Of course now I have to figure a way of getting the assignment requirements into a fairly simple game. I will add complexity to achieve the needed elements. I can do that. I am good at making simple things complex.
Learning a new language is always good for hours of entertainment. Learning a language that looks identical to one you already know, but isn’t, just adds to the entertainment value.
I am not a big fan of Scratch. I use Scratch in my Programming I class because it is an easy introduction to programming and the kids can build some fun little games. I have a couple of assignments I have been giving the kids for quite a few years and I have the variations of those assignments down pat. Once the kids have the general idea of loops, decisions and what not we move on to Small Basic. The quicker the better. Working with this Asteroids modification has caused me to re-examine Scratch (and Snap!). After a few hours I have come to the decision I am really, really not a big fan of Scratch or Snap!. I like all my code in front of me or at least on different screens. Each sprite having its own code window is just a pain. Flipping back and forth to remember what the sprite is doing just drives me batty. The little detail that a custom block will not execute when the block is open for editing had me chasing non-existent errors for a while. There is no good way of following the execution of the program, no good way I can see of debugging. As soon as the program gets big it is almost impossible to keep track of the flow. It is probably more of a mindset than anything else but I will never be a fan. For me Scratch is great for writing simple little animation games and for teaching some very basics without having to worry about typing and syntax. Beyond that it is time for line code and a good IDE.
I feel the same about all the drag-and-drop languages I have worked with. They are just awkward. Complexity is not their forte. It is possible to do cool things with them but in the end they are teaching tools with a limited use.
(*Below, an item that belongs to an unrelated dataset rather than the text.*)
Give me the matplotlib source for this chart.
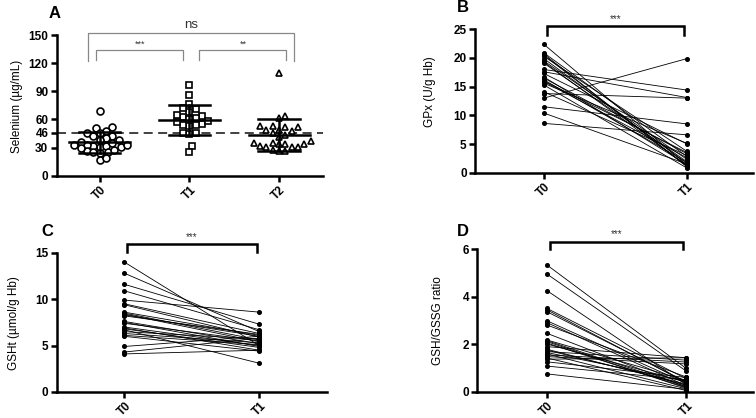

The fact that many of them do animation so nicely makes it tempting to keep the kids working in these languages because the kids are willing to work in them. I think only having kids do a programming course where all they see is drag-and-drop is a big mistake for their CS education. Kids often take only one semester of programming, they have to see a line code language in that semester. Nothing fancy; Small Basic, Arduino (not really a language but whatever), RobotC, Python or something along those lines. It is possible to have fun in those language and still educate. It is possible to keep kids awake in a line code class if the assignments are kept interesting. Just do not bury them in some geeky math based coding assignment. Save that for the second semester. Most of the second semester will be the geeky “I like programming” kids.
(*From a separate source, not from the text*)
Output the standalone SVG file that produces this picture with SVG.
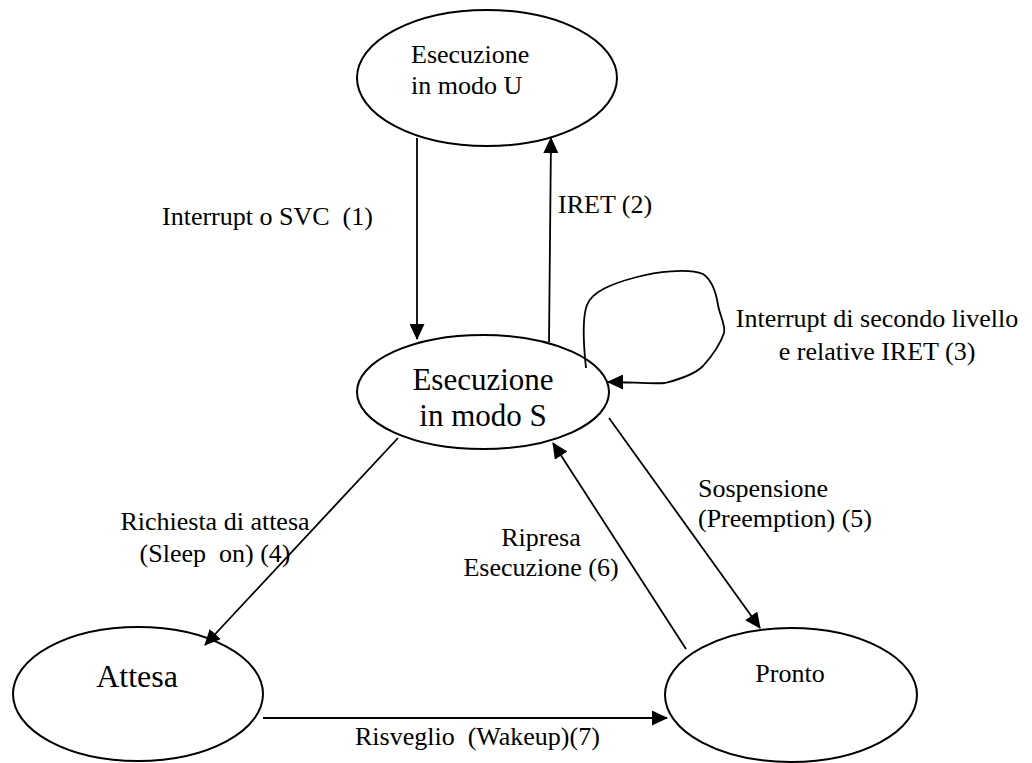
<svg xmlns="http://www.w3.org/2000/svg" width="1032" height="763" viewBox="0 0 1032 763">
  <style>
    .node ellipse { fill: #fff; stroke: #000; stroke-width: 2; }
    .edge { fill: none; stroke: #000; stroke-width: 1.8; }
    text { font-family: "Liberation Serif", "Times New Roman", serif; fill: #000; white-space: pre; }
    .lbl { font-size: 26px; }
  </style>
  <defs>
    <marker id="arrow" markerUnits="userSpaceOnUse" markerWidth="17" markerHeight="15" refX="15" refY="7.5" orient="auto">
      <path d="M0,0 L16,7.5 L0,15 Z" fill="#000"/>
    </marker>
  </defs>
  <rect width="1032" height="763" fill="#fff"/>

  <!-- states -->
  <g id="node-user" class="node">
    <ellipse cx="487" cy="78" rx="130" ry="68"/>
    <text x="411" y="63" font-size="26">Esecuzione</text>
    <text x="411" y="94" font-size="26">in modo U</text>
  </g>
  <g id="node-super" class="node">
    <ellipse cx="483" cy="392" rx="126" ry="57"/>
    <text x="483" y="390" font-size="31" text-anchor="middle">Esecuzione</text>
    <text x="483" y="426" font-size="31" text-anchor="middle">in modo S</text>
  </g>
  <g id="node-attesa" class="node">
    <ellipse cx="138" cy="694" rx="125" ry="67"/>
    <text x="137" y="687" font-size="32" text-anchor="middle">Attesa</text>
  </g>
  <g id="node-pronto" class="node">
    <ellipse cx="791" cy="695" rx="126" ry="67"/>
    <text x="790" y="682" font-size="26" text-anchor="middle">Pronto</text>
  </g>

  <!-- transitions -->
  <g id="connectors">
    <path class="edge" d="M417,138 L417,339" marker-end="url(#arrow)"/>
    <path class="edge" d="M549,342 L551,138" marker-end="url(#arrow)"/>
    <path class="edge" d="M586,368 C583,340 582,318 587,305 C592,292 610,284 637,277 C655,272 688,268 703,274 C712,280 716,292 718,305 C720,316 726,326 724,333 C720,345 712,356 703,366 C696,373 685,378 665,383 C650,384 630,382 608,382" marker-end="url(#arrow)"/>
    <path class="edge" d="M398,438 L205,645" marker-end="url(#arrow)"/>
    <path class="edge" d="M686,649 L553,443" marker-end="url(#arrow)"/>
    <path class="edge" d="M609,418 L760,628" marker-end="url(#arrow)"/>
    <path class="edge" d="M263,718 L667,718" marker-end="url(#arrow)"/>
  </g>

  <!-- transition labels -->
  <g id="labels" class="lbl">
    <text x="162" y="225">Interrupt o SVC  (1)</text>
    <text x="558" y="213">IRET (2)</text>
    <text x="877" y="327" text-anchor="middle">Interrupt di secondo livello</text>
    <text x="877" y="360" text-anchor="middle">e relative IRET (3)</text>
    <text x="215" y="530" text-anchor="middle">Richiesta di attesa</text>
    <text x="215" y="562" text-anchor="middle">(Sleep  on) (4)</text>
    <text x="698" y="497">Sospensione</text>
    <text x="698" y="527">(Preemption) (5)</text>
    <text x="541" y="546" text-anchor="middle">Ripresa</text>
    <text x="541" y="576" text-anchor="middle">Esecuzione (6)</text>
    <text x="355" y="745">Risveglio  (Wakeup)(7)</text>
  </g>
</svg>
Now back to the MOOC. The only language the students (mostly prospective APCS Principles teachers) will see in this MOOC is Snap!. People have a tendency to teach how they learned. Using a drag-and-drop as the only language is a mistake in my opinion. I think a lot of first year CS/programming teachers start way behind the Eight Ball when it comes to languages. They have got to see more. They do not need to be expert coders but they have to know what is out there and why it is there.